Per quanto riguarda i difensori è stata acquisita con l’accordo delle parti la nota della Divisione Investigativa Antimafia a firma Micalizio con riferimento alla Falange Armata, la sigla terroristica spuntata durante la crisi del ’92-94 successiva  alle due  stragi di Palermo e alle successive del ’93 a Roma, Firenze e Milano, cioè nel resto del Paese.  Le richieste da parte della difesa sono state accolte soltanto in parte. Il pubblico ministero Vittorio Teresi ha preso la parola anticipando che, da parte dell’accusa, non ci saranno variazioni rispetto a quanto è già stato discusso in precedenza: “Mannino – aveva già detto il rappresentante del l’accusa – si inserisce come ispiratore di atteggiamento  nella violenza e minaccia Cosa Nostra  per deviare le attività nei pubblici poteri.

Riteniamo di aver provato violenza e minaccia di Cosa Nostra per deviare le attività nei pubblici poteri.
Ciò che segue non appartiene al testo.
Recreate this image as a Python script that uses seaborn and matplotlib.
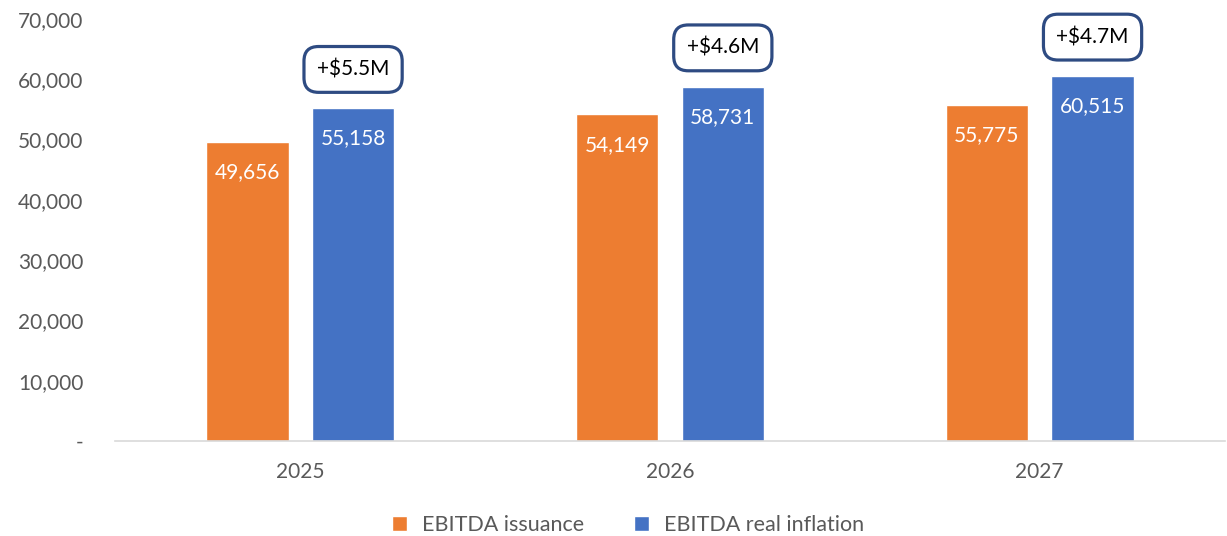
import matplotlib
matplotlib.use("Agg")
import matplotlib.pyplot as plt
import seaborn as sns
import pandas as pd

# chart values
years = ["2025", "2026", "2027"]
issuance = [49656, 54149, 55775]
real_inflation = [55158, 58731, 60515]
deltas = ["+$5.5M", "+$4.6M", "+$4.7M"]

orange = "#ED7D31"
blue = "#4472C4"
grey = "#595959"

sns.set_theme(style="white")
plt.rcParams['font.family'] = ['Lato', 'DejaVu Sans']

df = pd.DataFrame({
    "year": years * 2,
    "value": issuance + real_inflation,
    "series": ["EBITDA issuance"] * 3 + ["EBITDA real inflation"] * 3,
})

fig = plt.figure(figsize=(12.27, 5.36), dpi=100)
ax = fig.add_axes([0.094, 0.177, 0.904, 0.788])

sns.barplot(data=df, x="year", y="value", hue="series",
            palette=[orange, blue], width=0.572, gap=0.22,
            saturation=1, ax=ax, legend=True)

ax.set_ylim(0, 70000)
ax.set_xlim(-0.5, 2.5)
ax.set_yticks(range(0, 70001, 10000))
ax.set_yticklabels(["-"] + [f"{v:,}" for v in range(10000, 70001, 10000)])
ax.set_xlabel("")
ax.set_ylabel("")
ax.tick_params(axis="both", colors=grey, labelsize=15, length=0)
ax.tick_params(axis="y", pad=23)
ax.tick_params(axis="x", pad=15)

for s in ["top", "right", "left"]:
    ax.spines[s].set_visible(False)
ax.spines["bottom"].set_color("#D9D9D9")
ax.spines["bottom"].set_linewidth(1.2)

# value labels inside the bars
for cont in ax.containers:
    ax.bar_label(cont, labels=[f"{v:,.0f}" for v in cont.datavalues],
                 label_type="edge", padding=-29, color="white", fontsize=15)

# difference boxes above the blue bars
blue_bars = ax.containers[1]
for bar, txt in zip(blue_bars, deltas):
    x = bar.get_x() + bar.get_width() / 2
    ax.annotate(txt, xy=(x, bar.get_height()), xytext=(0, 28),
                textcoords="offset points", ha="center", va="center",
                fontsize=15, color="black",
                bbox=dict(boxstyle="round,pad=0.62,rounding_size=0.7",
                          fc="white", ec="#2E4B82", lw=2.3))

handles, labels = ax.get_legend_handles_labels()
ax.get_legend().remove()
leg = fig.legend(handles, labels, loc="center", bbox_to_anchor=(0.512, 0.02),
                 ncol=2, frameon=False, fontsize=15.5, handlelength=0.7,
                 handleheight=0.7, columnspacing=2.3, handletextpad=0.7)
for t in leg.get_texts():
    t.set_color(grey)

fig.savefig("out.png", dpi=100)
Riteniamo di aver provato con la lettura di atti complessi di questo processo e sono certo che non ci sono dubbi sulla piena e comprovata colpevolezza  dell’imputato per cui chiediamo che venga affermata una condanna di anni 13 e 6 mesi di reclusione che ridotta diventa anni 9 di reclusione e pene accessorie previste dalla legge.  Secondo i pubblici ministeri non ci sarebbero dubbi sulla comprovata responsabilità dell’imputato: “Mannino sarebbe “istigatore e ispiratore principale del contatto tra Mori e De Donno e Cosa Nostra perché si riuscisse ad evitare in qualche modo che la mafia lo ammazzasse.”

Ma questo non è stato ” l’unico fine di Mannino”. Secondo Teresi l’ex ministro ” rafforza con questo la determinazione di Mori, De Donno e Subranni a parlare con Riina.” La lunga autodifesa di Mannino che si dilunga sul “Corvo 1” e sul “Corvo 2”- secondo i rappresentanti dell’accusa-non è in grado mettere in discussione la tesi sul ruolo esercitato dall’ex ministro di ispiratore “di atteggiamento nella violenza di Cosa Nostra per deviare l’azione delle pubbliche istituzioni” e di qui l’ipotesi di decisione finale prevista dal dottor Teresi.  A una simile decisione si arriverebbe dopo più di vent’anni dall’accaduto e dopo che altri politici sono stati investiti di pesanti responsabilità per quello che è accaduto nel tragico biennio del ’92-94 dopo l’attacco frontale che Cosa Nostra tentò di portare ai massimi vertici del potere politico nel nostro Paese.